The summary of timely living shows up in two Greek words that are also in English unabridged dictionaries: namely, chronos and kairos. Chronos just refers to time in general and ongoing time. Kairos refers to appointed time, opportune time, seizing the moment time. About half the New Testament references to time in the original Greek use the word for timeliness: appointed time or decision-making time. Jesus is quoted with this word in John 7:6 when He said, “My time is not yet come, but your time is always ready.” Jesus was on God the Father’s time table, but all mankind’s decision-making time is now. Kairos is the word used in “Redeem the time” (Ephesians 5:16; Colossians 4:5). It is “seize-the-day time.” Now is the time for salvation (see II Corinthians 6:2). However short or long our lives might be, God created us for this kind of timely living that lives on timelessly in His eternal life for us.
What about you and timely living? Timeliness takes into account doing things decently and orderly. It also considers times when maximum speed and action are critical.
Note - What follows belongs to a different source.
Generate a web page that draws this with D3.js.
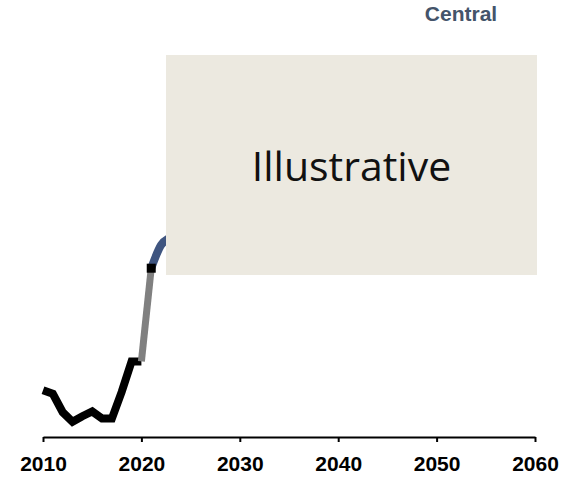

But timeliness refers to optimum time: doing the right things at the right times and in the right way — which is God’s time table for you.
I’m not primarily concerned about making a tirade against our fragmented, dysfunctional, preoccupied, spastic society. My deepest concern is whether you are planning and living your life without knowing God in Christ as Lord and Savior and with eternal life. I’m convinced many are more anxious about possibly outliving their money than living outside God’s will and His timeliness. Your life is a vapor. Tomorrow is uncertain. A commitment to timely living within God’s will means never having to worry whether tomorrow comes or not (see James 4:13-17). I call you to fulfill God’s design for timely living.